This is a well-used passageway in Holborn leading to Red Lion Square that’s a lingering echo of a path through long lost fields.
The fields were turned into fashionable housing in 1684 by Nicholas Barbon, with a much reduced private garden in the centre, and roads leading off following the old farm footpath alignments.
It is claimed, somewhat dubiously, that the bodies of three men who signed King Charles I’s death warrant, Oliver Cromwell, John Bradshaw and Henry Ireton were buried in a pit in the square, and substitute bodies taken to Tyburn for a post-mortem execution.
The square was opened to the public in 1885.
Lambs Conduit Passage was one of the paths leading off the square and was developed with cheap houses lining the passageway.
The name is likely to come from William Lambe, in recognition of the £1,500 he gave for the rebuilding of the Holborn Conduit in 1564. He also gave his name to the nearby Lamb’s Conduit Street.
At the far end is a pub, the Dolphin Tavern. Originally a Victorian pub, it was almost entirely destroyed in a Zeppelin raid on the evening of 9th September 1915 killing three people. It was later rebuilt the old bar clock found in the rubble, permanently stopped at 10:40pm, hangs inside the pub.
During WW2, much of the south-western half of the passageway was totally destroyed by another bomb. The ruins cleared, the land was redeveloped with a modern block of flats, Tresham House on the corner, constructed in the early 1950s, to a design by S.A.G. Cook.
One advantage of going for a block of flats was that they were able to bring light into the dark narrow alley by including a wide space in the middle, which today has trees in it and is used by the local cafes.
Today, Conway Hall is the dominant feature of the passage as it faces Red Lion Square and was constructed in 1928/9 to a design by Frederick Mansford for the South Place Ethical Society.
The Society bought the land, site of a former tenement, in October 1922, but it took a number of years to raise the rest of the money before building work could start. Works finally started in February 1928 and the hall opened (pdf) in September 1929.

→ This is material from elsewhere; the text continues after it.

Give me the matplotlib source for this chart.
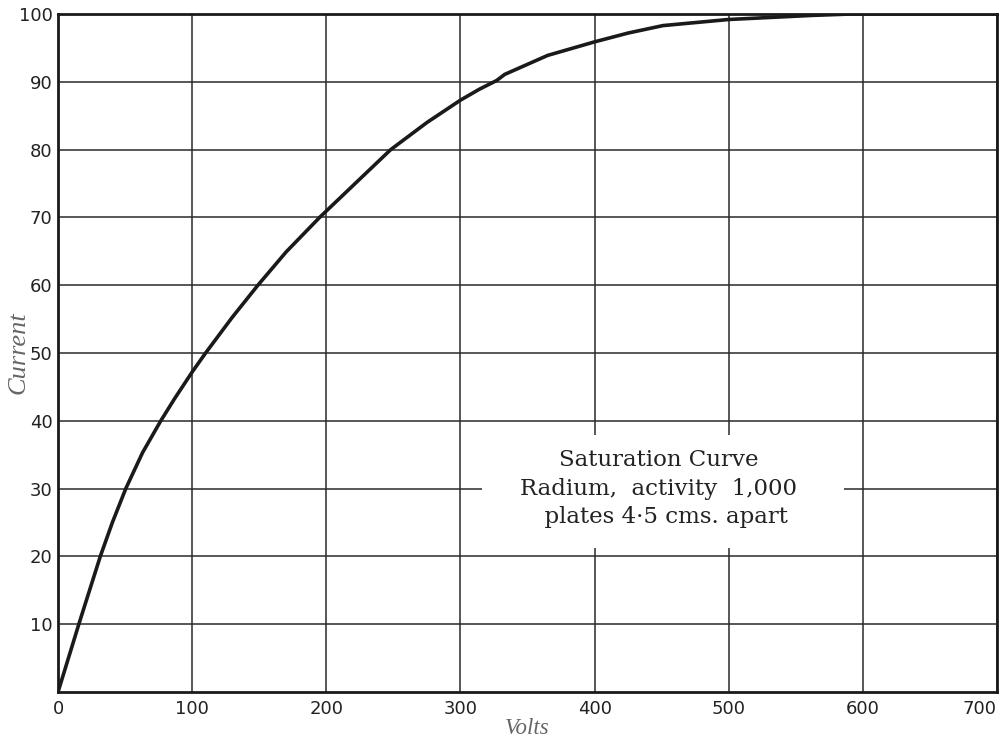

Also down here is the tailors, Henry Herbert, which slightly confusingly was set up by the late Charlie Baker-Collingwood. The firm is notable for sending staff around to clients to measure them up for suits on a fleet of scooters decorated with suit fabric designs, and their brightly coloured scooters cluster outside the tailors.
The rest of the alley is very much as it was originally built, with housing above shops.
It’s a very busy alley most of the time, thanks in part to the shops and as it offers a very convenient route between the square and Theobalds Road.